Ben nereye basıyorsam orası benim vatanımdır. Ben neredeysem şiirim de orada yaşıyordur. Ramazan Ömer ve arkadaşlarımın her biri 70 kilodan fazla değiliz ama bizim şiirlerimiz kitaplarımız önemlidir. Evimizi terk ettim. Babam vefat etti, gidemedim. Bir ay önce bir program için Lübnan'a gitmem gerekiyordu, Lübnan da beni kabul etmedi. Ben mutfakta bile bıçak tutmayan bir insanım. Benim bütün gayem ve felsefem bir kağıt ve kalemdir. İnsanlar bana soruyorlar, 'sen neden memleketinden geldin.' Ben de özgürlüğün olmadığını söylüyorum. Filistin de dahil bütün Arap ülkelerinde durum aynıdır. Bütün Arap ülkeleri Yahudilerle çalışıp tek bir elden yönetiliyorlar. Biz aydınlara ve yazarlara 'sen şundan mısın, bundan mısın' diye sorulduğunda 'biz hiç kimseden değiliz' diyoruz. Bizim amacımız özgür olduktan sonra kim kime tabiyse, kim hangi siyasi görüşte biz ona karışmıyoruz. Ama şunu da söyleyeyim. Ülkenin birliği ve beraberliği için söz söyleyebilir.

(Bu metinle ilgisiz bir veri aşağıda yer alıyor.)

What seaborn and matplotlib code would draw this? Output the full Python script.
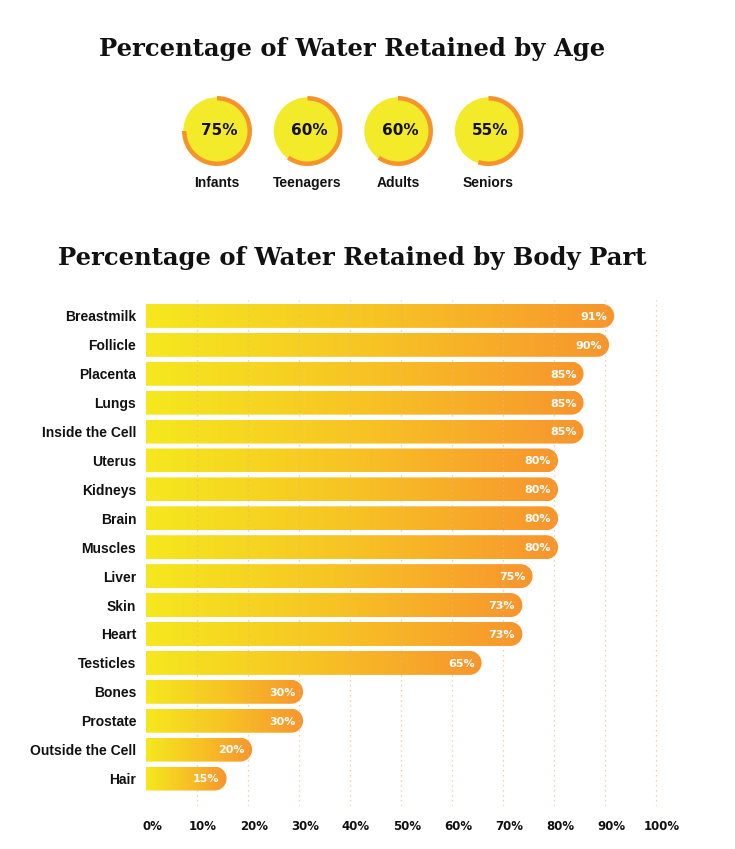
import numpy as np
import pandas as pd
import seaborn as sns
import matplotlib.pyplot as plt
from matplotlib.colors import LinearSegmentedColormap
from matplotlib.patches import PathPatch, Circle
from matplotlib.path import Path
import matplotlib.transforms as mtransforms

# data
age_groups = ["Infants", "Teenagers", "Adults", "Seniors"]
age_values = [75, 60, 60, 55]

body_parts = ["Breastmilk", "Follicle", "Placenta", "Lungs", "Inside the Cell", "Uterus",
              "Kidneys", "Brain", "Muscles", "Liver", "Skin", "Heart", "Testicles",
              "Bones", "Prostate", "Outside the Cell", "Hair"]
body_values = [91, 90, 85, 85, 85, 80, 80, 80, 80, 75, 73, 73, 65, 30, 30, 20, 15]
x_ticks = [0, 10, 20, 30, 40, 50, 60, 70, 80, 90, 100]

sns.set_style("white")
plt.rcParams['font.family'] = ['Liberation Sans', 'DejaVu Sans']

YELLOW = "#F3EA2A"
ORANGE = "#F7932C"
GRID = "#EBB585"
grad = LinearSegmentedColormap.from_list("yo", ["#F5E81E", "#F7C324", "#F7952E"])

W, H = 735, 849
fig = plt.figure(figsize=(W / 100, H / 100), dpi=100)

# ---- top section: rings by age ----
top = fig.add_axes([0, 0, 1, 1])
top.set_axis_off()
cx0, step, cy, r = 217, 90.5, H - 131, 35
for i, (name, val) in enumerate(zip(age_groups, age_values)):
    cx = cx0 + step * i
    top.add_patch(Circle((cx, cy), r - 2, color=YELLOW, zorder=1))
    top.pie([val, 100 - val], center=(cx, cy), radius=r, startangle=90,
            counterclock=False, colors=[ORANGE, "none"],
            wedgeprops=dict(width=4.5, linewidth=0))
    top.text(cx + 2, cy + 1, f"{val}%", ha="center", va="center", fontsize=11,
             fontweight="bold", family="DejaVu Sans", color="#111111", zorder=5)
    top.text(cx, H - 183, name, ha="center", va="center", fontsize=10,
             fontweight="bold", color="#111111")
top.set_xlim(0, W)
top.set_ylim(0, H)
top.set_aspect("auto")
top.set_position([0, 0, 1, 1])

fig.text(352 / W, 1 - 49 / H, "Percentage of Water Retained by Age", ha="center",
         va="center", fontsize=17.5, fontweight="bold", family="DejaVu Serif",
         color="#111111")
fig.text(352 / W, 1 - 258 / H, "Percentage of Water Retained by Body Part", ha="center",
         va="center", fontsize=17.5, fontweight="bold", family="DejaVu Serif",
         color="#111111")

# ---- bar chart by body part ----
px_unit = 5.1
x_left, x_right = 146, 146 + 102 * px_unit
y_top, y_bot = 300, 806
ax = fig.add_axes([x_left / W, 1 - y_bot / H, (x_right - x_left) / W, (y_bot - y_top) / H])
df = pd.DataFrame({"part": body_parts, "value": body_values})
sns.barplot(data=df, x="value", y="part", orient="h", ax=ax, width=0.83,
            color=ORANGE, saturation=1)
ax.set_xlim(0, 102)
ax.set_ylim(16.95, -0.55)
ax.set_xlabel("")
ax.set_ylabel("")
sns.despine(ax=ax, left=True, bottom=True)

# per-bar gradient pills
p0 = ax.transData.transform((0, 0))
p1 = ax.transData.transform((1, 1))
sx, sy = abs(p1[0] - p0[0]), abs(p1[1] - p0[1])
for patch, val in zip(ax.patches, body_values):
    x0, w = patch.get_x(), patch.get_width()
    y0, h = patch.get_y(), patch.get_height()
    x1 = x0 + w + 0.8
    patch.set_visible(False)
    rx = (h / 2) * sy / sx
    yc = y0 + h / 2
    t = np.linspace(-np.pi / 2, np.pi / 2, 40)
    verts = [(x0, y0), (x1 - rx, y0)]
    verts += [(x1 - rx + rx * np.cos(a), yc + (h / 2) * np.sin(a)) for a in t]
    verts += [(x0, y0 + h), (x0, y0)]
    codes = [Path.MOVETO] + [Path.LINETO] * (len(verts) - 2) + [Path.CLOSEPOLY]
    pp = PathPatch(Path(verts, codes), facecolor="none", edgecolor="none")
    ax.add_patch(pp)
    im = ax.imshow(np.linspace(0, 1, 256).reshape(1, -1), cmap=grad, aspect="auto",
                   extent=(x0, x1, y0 + h, y0), zorder=2, interpolation="bilinear")
    im.set_clip_path(pp)
    ax.text(x1 - 1.4, yc + 0.03, f"{val}%", ha="right", va="center", color="white",
            fontsize=8, fontweight="bold", family="DejaVu Sans", zorder=4)

ax.set_xlim(0, 102)
ax.set_ylim(16.95, -0.55)
for xv in x_ticks[1:]:
    ax.axvline(xv, color=GRID, lw=0.9, ls=(0, (1, 3)), zorder=3, alpha=0.8)

ax.set_xticks(x_ticks)
ax.set_xticklabels([f"{v}%" for v in x_ticks], fontsize=8.5, fontweight="bold",
                   family="DejaVu Sans", color="#111111")
ax.tick_params(axis="x", length=0, pad=10)
offset = mtransforms.ScaledTranslation(6 / 100, 0, fig.dpi_scale_trans)
for lab in ax.get_xticklabels():
    lab.set_transform(lab.get_transform() + offset)
ax.tick_params(axis="y", length=0, pad=7)
for lab in ax.get_yticklabels():
    lab.set_fontsize(10)
    lab.set_fontweight("bold")
    lab.set_color("#111111")

fig.savefig("out.png", dpi=100)
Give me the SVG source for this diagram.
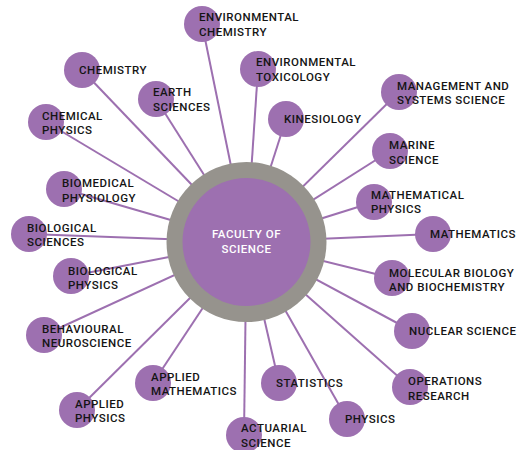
<svg xmlns="http://www.w3.org/2000/svg" width="524" height="450" viewBox="0 0 524 450">
<style>
.n{fill:#9d70b0}
.t{font-family:Roboto,"Liberation Sans",sans-serif;font-weight:500;font-size:11.5px;letter-spacing:0.5px;fill:#141414}
.c{stroke:#9d70b0;stroke-width:2;fill:none}
.hub-t{font-family:Roboto,"Liberation Sans",sans-serif;font-weight:500;font-size:11.5px;letter-spacing:0.5px;fill:#ffffff;text-anchor:middle}
</style>
<rect width="524" height="450" fill="#ffffff"/>
<g id="connectors" class="c">
<line x1="246.5" y1="242" x2="202" y2="24"/>
<line x1="246.5" y1="242" x2="82" y2="70"/>
<line x1="246.5" y1="242" x2="156" y2="99"/>
<line x1="246.5" y1="242" x2="46" y2="122"/>
<line x1="246.5" y1="242" x2="258" y2="69"/>
<line x1="246.5" y1="242" x2="286" y2="119"/>
<line x1="246.5" y1="242" x2="399" y2="92"/>
<line x1="246.5" y1="242" x2="390" y2="151"/>
<line x1="246.5" y1="242" x2="374" y2="202"/>
<line x1="246.5" y1="242" x2="433" y2="234"/>
<line x1="246.5" y1="242" x2="392" y2="278"/>
<line x1="246.5" y1="242" x2="412" y2="331"/>
<line x1="246.5" y1="242" x2="410" y2="387"/>
<line x1="246.5" y1="242" x2="347" y2="419"/>
<line x1="246.5" y1="242" x2="279" y2="383"/>
<line x1="246.5" y1="242" x2="244" y2="435"/>
<line x1="246.5" y1="242" x2="153" y2="383"/>
<line x1="246.5" y1="242" x2="77" y2="410"/>
<line x1="246.5" y1="242" x2="44" y2="335"/>
<line x1="246.5" y1="242" x2="71" y2="276"/>
<line x1="246.5" y1="242" x2="29" y2="234"/>
<line x1="246.5" y1="242" x2="64" y2="189"/>
</g>
<g id="hub">
<circle cx="246.5" cy="242" r="80" fill="#96938d"/>
<circle cx="246.5" cy="242" r="64" class="n"/>
<text class="hub-t" x="246.5" y="238">FACULTY OF</text>
<text class="hub-t" x="246.5" y="253">SCIENCE</text>
</g>
<g id="env-chemistry"><circle class="n" cx="202" cy="24" r="18"/><text class="t" x="199" y="21">ENVIRONMENTAL</text><text class="t" x="199" y="35.5">CHEMISTRY</text></g>
<g id="chemistry"><circle class="n" cx="82" cy="70" r="18"/><text class="t" x="79" y="74">CHEMISTRY</text></g>
<g id="earth-sciences"><circle class="n" cx="156" cy="99" r="18"/><text class="t" x="153" y="96">EARTH</text><text class="t" x="153" y="111">SCIENCES</text></g>
<g id="chemical-physics"><circle class="n" cx="46" cy="122" r="18"/><text class="t" x="42" y="120">CHEMICAL</text><text class="t" x="42" y="134">PHYSICS</text></g>
<g id="env-toxicology"><circle class="n" cx="258" cy="69" r="18"/><text class="t" x="256" y="66">ENVIRONMENTAL</text><text class="t" x="256" y="81">TOXICOLOGY</text></g>
<g id="kinesiology"><circle class="n" cx="286" cy="119" r="18"/><text class="t" x="284" y="123">KINESIOLOGY</text></g>
<g id="management"><circle class="n" cx="399" cy="92" r="18"/><text class="t" x="397" y="90">MANAGEMENT AND</text><text class="t" x="397" y="104">SYSTEMS SCIENCE</text></g>
<g id="marine-science"><circle class="n" cx="390" cy="151" r="18"/><text class="t" x="389" y="149">MARINE</text><text class="t" x="389" y="164">SCIENCE</text></g>
<g id="mathematical-physics"><circle class="n" cx="374" cy="202" r="18"/><text class="t" x="371" y="199">MATHEMATICAL</text><text class="t" x="371" y="213">PHYSICS</text></g>
<g id="mathematics"><circle class="n" cx="433" cy="234" r="18"/><text class="t" x="430" y="238">MATHEMATICS</text></g>
<g id="molecular-biology"><circle class="n" cx="392" cy="278" r="18"/><text class="t" x="389" y="277">MOLECULAR BIOLOGY</text><text class="t" x="389" y="291">AND BIOCHEMISTRY</text></g>
<g id="nuclear-science"><circle class="n" cx="412" cy="331" r="18"/><text class="t" x="409" y="335">NUCLEAR SCIENCE</text></g>
<g id="operations-research"><circle class="n" cx="410" cy="387" r="18"/><text class="t" x="408" y="385">OPERATIONS</text><text class="t" x="408" y="400">RESEARCH</text></g>
<g id="physics"><circle class="n" cx="347" cy="419" r="18"/><text class="t" x="345" y="423">PHYSICS</text></g>
<g id="statistics"><circle class="n" cx="279" cy="383" r="18"/><text class="t" x="276" y="387">STATISTICS</text></g>
<g id="actuarial-science"><circle class="n" cx="244" cy="435" r="18"/><text class="t" x="241" y="432">ACTUARIAL</text><text class="t" x="241" y="447">SCIENCE</text></g>
<g id="applied-mathematics"><circle class="n" cx="153" cy="383" r="18"/><text class="t" x="151" y="381">APPLIED</text><text class="t" x="151" y="395">MATHEMATICS</text></g>
<g id="applied-physics"><circle class="n" cx="77" cy="410" r="18"/><text class="t" x="75" y="408">APPLIED</text><text class="t" x="75" y="422">PHYSICS</text></g>
<g id="behavioural-neuroscience"><circle class="n" cx="44" cy="335" r="18"/><text class="t" x="42" y="333">BEHAVIOURAL</text><text class="t" x="42" y="347">NEUROSCIENCE</text></g>
<g id="biological-physics"><circle class="n" cx="71" cy="276" r="18"/><text class="t" x="68" y="275">BIOLOGICAL</text><text class="t" x="68" y="289">PHYSICS</text></g>
<g id="biological-sciences"><circle class="n" cx="29" cy="234" r="18"/><text class="t" x="27" y="232">BIOLOGICAL</text><text class="t" x="27" y="246">SCIENCES</text></g>
<g id="biomedical-physiology"><circle class="n" cx="64" cy="189" r="18"/><text class="t" x="62" y="187">BIOMEDICAL</text><text class="t" x="62" y="202">PHYSIOLOGY</text></g>
</svg>
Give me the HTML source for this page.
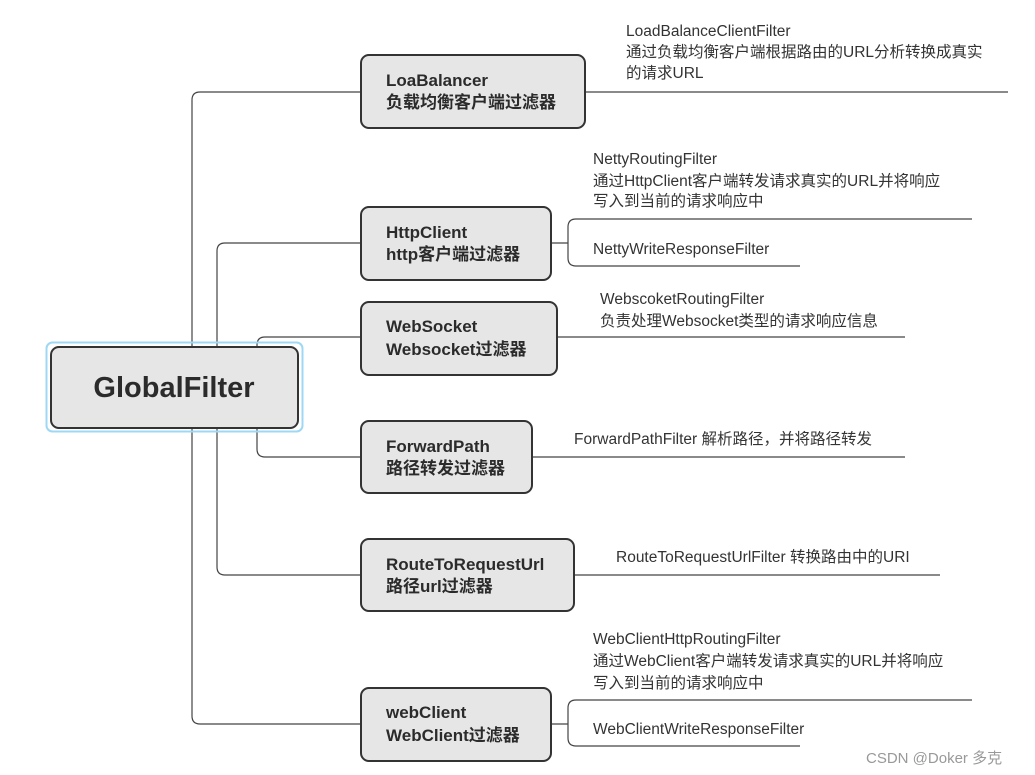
<!DOCTYPE html>
<html><head><meta charset="utf-8"><style>
html,body{margin:0;padding:0;background:#fff;}
svg{display:block;}
text{font-family:"Liberation Sans","Noto Sans CJK SC",sans-serif;fill:#333;}
.b{font-size:17px;font-weight:bold;fill:#2b2b2b;}
.t{font-size:15.5px;}
</style></head><body>
<svg width="1035" height="775" viewBox="0 0 1035 775" xmlns="http://www.w3.org/2000/svg">
<g fill="none" stroke="#444" stroke-width="1.2">
<path d="M361 92 H200 Q192 92 192 100 V716 Q192 724 200 724 H361"/>
<path d="M361 243 H225 Q217 243 217 251 V567 Q217 575 225 575 H361"/>
<path d="M361 337 H265 Q257 337 257 345 V449 Q257 457 265 457 H361"/>
<path d="M585 92 H1008"/>
<path d="M551 243 H568"/>
<path d="M972 219 H576 Q568 219 568 227 V258 Q568 266 576 266 H800"/>
<path d="M557 337 H905"/>
<path d="M532 457 H905"/>
<path d="M574 575 H940"/>
<path d="M551 724 H568"/>
<path d="M972 700 H576 Q568 700 568 708 V738 Q568 746 576 746 H800"/>
</g>
<rect x="46.5" y="342.5" width="256" height="89" rx="6" fill="none" stroke="#9fd8f4" stroke-width="2"/>
<g fill="#e6e6e6" stroke="#333" stroke-width="2">
<rect x="51" y="347" width="247" height="81" rx="8"/>
<rect x="361" y="55" width="224" height="73" rx="8"/>
<rect x="361" y="207" width="190" height="73" rx="8"/>
<rect x="361" y="302" width="196" height="73" rx="8"/>
<rect x="361" y="421" width="171" height="72" rx="8"/>
<rect x="361" y="539" width="213" height="72" rx="8"/>
<rect x="361" y="688" width="190" height="73" rx="8"/>
</g>
<text x="174" y="397" text-anchor="middle" style="font-size:29px;font-weight:bold;fill:#2b2b2b">GlobalFilter</text>
<text class="b" x="386" y="86">LoaBalancer</text><text class="b" x="386" y="108">负载均衡客户端过滤器</text>
<text class="b" x="386" y="238">HttpClient</text><text class="b" x="386" y="260">http客户端过滤器</text>
<text class="b" x="386" y="332">WebSocket</text><text class="b" x="386" y="355">Websocket过滤器</text>
<text class="b" x="386" y="452">ForwardPath</text><text class="b" x="386" y="474">路径转发过滤器</text>
<text class="b" x="386" y="570">RouteToRequestUrl</text><text class="b" x="386" y="592">路径url过滤器</text>
<text class="b" x="386" y="718">webClient</text><text class="b" x="386" y="741">WebClient过滤器</text>
<text class="t" x="626" y="36">LoadBalanceClientFilter</text>
<text class="t" x="626" y="57">通过负载均衡客户端根据路由的URL分析转换成真实</text>
<text class="t" x="626" y="78">的请求URL</text>
<text class="t" x="593" y="164">NettyRoutingFilter</text>
<text class="t" x="593" y="186">通过HttpClient客户端转发请求真实的URL并将响应</text>
<text class="t" x="593" y="206">写入到当前的请求响应中</text>
<text class="t" x="593" y="254">NettyWriteResponseFilter</text>
<text class="t" x="600" y="304">WebscoketRoutingFilter</text>
<text class="t" x="600" y="326">负责处理Websocket类型的请求响应信息</text>
<text class="t" x="574" y="444">ForwardPathFilter 解析路径，并将路径转发</text>
<text class="t" x="616" y="562">RouteToRequestUrlFilter 转换路由中的URI</text>
<text class="t" x="593" y="644">WebClientHttpRoutingFilter</text>
<text class="t" x="593" y="666">通过WebClient客户端转发请求真实的URL并将响应</text>
<text class="t" x="593" y="688">写入到当前的请求响应中</text>
<text class="t" x="593" y="734">WebClientWriteResponseFilter</text>
<text x="866" y="763" style="font-size:15px;fill:#999">CSDN @Doker 多克</text>
</svg>
</body></html>
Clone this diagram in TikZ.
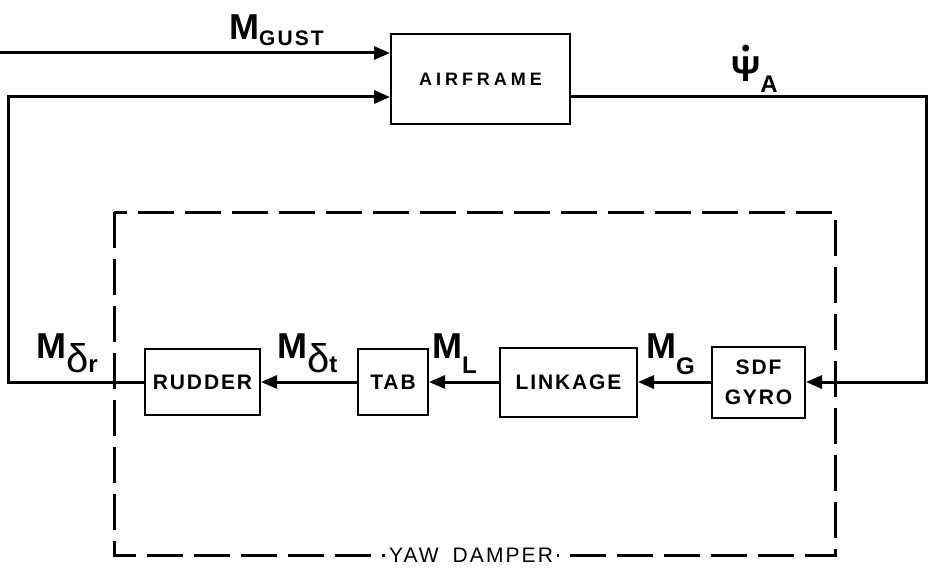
\documentclass[tikz,border=0pt]{standalone}
\usepackage{fontspec}
\setmainfont{Liberation Sans}
\usetikzlibrary{arrows.meta,positioning}
\newfontfamily\boxfam{Liberation Sans}[LetterSpace=9]
\newfontfamily\widefam{Liberation Sans}[LetterSpace=22]
\newfontfamily\subfam{Liberation Sans}[LetterSpace=10]
\newcommand{\boxfont}{\boxfam\bfseries\fontsize{21}{30}\selectfont}
\newcommand{\bigfont}{\bfseries\fontsize{36}{40}\selectfont}
\newcommand{\subfont}{\subfam\bfseries\fontsize{24}{26}\selectfont}
\newcommand{\deltafont}{\fontsize{40}{40}\selectfont}
\newcommand{\sigM}[2]{{\bigfont M}\raisebox{#1}{\subfont #2}}
\newcommand{\psidot}{\ooalign{\hfil\raisebox{25pt}{\fontsize{24}{24}\selectfont •}\hfil\cr Ψ\cr}}

\begin{document}
\begin{tikzpicture}[x=1pt,y=-1pt,
    every node/.style={inner sep=0pt},
    block/.style={draw,line width=2pt,align=center,font=\boxfont,minimum height=66pt},
    sig/.style={line width=3pt},
    arr/.style={sig,-{Triangle[length=16pt,width=13pt]}},
    damper/.style={line width=3pt,dash pattern=on 36pt off 11pt},
    siglabel/.style={anchor=base west}
  ]
  \useasboundingbox (0,0) rectangle (928,567);

  % blocks
  \node[block,minimum width=179pt,minimum height=90pt,font=\widefam\bfseries\fontsize{18}{20}\selectfont] (airframe) at (480.5,79) {AIRFRAME};
  \node[block,minimum width=115pt] (rudder) at (202.5,382) {RUDDER};
  \node[block,minimum width=70pt] (tab) at (393,382) {TAB};
  \node[block,minimum width=137pt,minimum height=69pt] (linkage) at (568.5,382) {LINKAGE};
  \node[block,minimum width=93pt,minimum height=71pt] (gyro) at (758.5,382) {SDF\\GYRO};

  % yaw damper boundary
  \coordinate (dtl) at (114,212);
  \coordinate (dbr) at (835,555);
  \draw[damper] (dtl) rectangle (dbr);
  \node[fill=white,inner xsep=4pt,inner ysep=0pt,font=\subfam\fontsize{21}{22}\selectfont,anchor=base] (yawdamper) at (471,562) {YAW\hspace{6pt} DAMPER};

  % signal paths
  \coordinate (gustin) at (0,53);
  \coordinate (fbleft) at (8,97);
  \coordinate (outright) at (926,97);
  \draw[arr] (gustin) -- (gustin -| airframe.west);
  \draw[arr] (rudder.west) -| (fbleft) -- (fbleft -| airframe.west);
  \draw[arr] (airframe.east |- outright) -- (outright) |- (gyro.east);
  \draw[arr] (gyro.west) -- (linkage.east);
  \draw[arr] (linkage.west) -- (tab.east);
  \draw[arr] (tab.west) -- (rudder.east);

  % labels
  \node[siglabel] (mgust) at (229,40) {{\bigfont M}\raisebox{-6pt}{\subfam\bfseries\fontsize{21}{22}\selectfont GUST}};
  \node[siglabel,font=\bigfont] (psia) at (731,82) {\psidot\raisebox{-11pt}{\subfont A}};
  \node[siglabel] (mdr) at (36,358) {{\bigfont M}\raisebox{-14pt}{\deltafont δ}\raisebox{-14pt}{\subfont r}};
  \node[siglabel] (mdt) at (277,358) {{\bigfont M}\raisebox{-14pt}{\deltafont δ}\raisebox{-14pt}{\subfont t}};
  \node[siglabel] (ml) at (432,358) {\sigM{-15pt}{L}};
  \node[siglabel] (mg) at (646,358) {\sigM{-16pt}{G}};
\end{tikzpicture}
\end{document}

Örneğin sürgüne giden şairlerde, sanatçılarda ve yazarlarda hep bir vatan özlemi vardır. Mesela Şair Rıza Tevfik 'Uçun kuşlar' şiirinde bunu dile getiriyor. Bunun yanında Fars asıllı Amerikalı keman virtüözü Farid Farjad beş albüm yapmış ve bunların hepsine Anroozha (O Günler) ismini vermiş. Siz de vatan özlemi çekiyor musunuz?
Her yıl Filistin'de 'Yılın dönüş şairi' seçiliyor. 2014 yılında ben seçilmiştim. Bu yıl yeni bir şair var.
Bu seçim şairlerin ülkelerine dönmeleri için mi?
Bu seçim o şairlerin ülkelerine dönmeleri ve çalışmalarına başlamaları içindir. Bu tabi temsili olarak seçiliyor.
Ne kadar Filistinli şair var ülkeden ayrılan?
Arap dünyasında şu anda en aydın insanlar Filistin'dedir. Mahmut Derviş, Semih el Kasim gibi şairler de Filistin'dedir. Bunların birçoğu Arap ülkelerinde üniversitelerde şair ve araştırmacı olarak çalışıyorlar. Kimisi tanınıyor, kimi tanınmıyor. Filistin için bir örnek verebilirim. 5 bin nüfuslu bir köy. Orada 50 profesör, 200 doktor bulabilirsiniz. Caddede tuttuğunuz insan doktor veya profesör olabilir. Yani her insan vasıflıdır. Hangi köy derseniz hepsi öyle. Filistin'de öyle programlar yapılıyor ki, İstanbul'dan daha kaliteli. Edebiyat, sanat ve haftalık programlar gibi…Özellik Filistin'de. Mısır, Ürdün, Suriye'de çok az. Filistin'de çatışan gençler de çok kültürlü gençlerdir. Hem Hamas'ta hem de El Fetih'de İsrail'e karşı savaşan gençler çok vasıflı gençlerdir. Filistin'de üniversitedeki öğrencilerin durumu farklı. Öğrencilerin orada karar verebilme, bir şeyleri harekete geçirebilme yetenekleri var. Filistin'de hem Hamas'ın hem de Fetih'in şairleri var.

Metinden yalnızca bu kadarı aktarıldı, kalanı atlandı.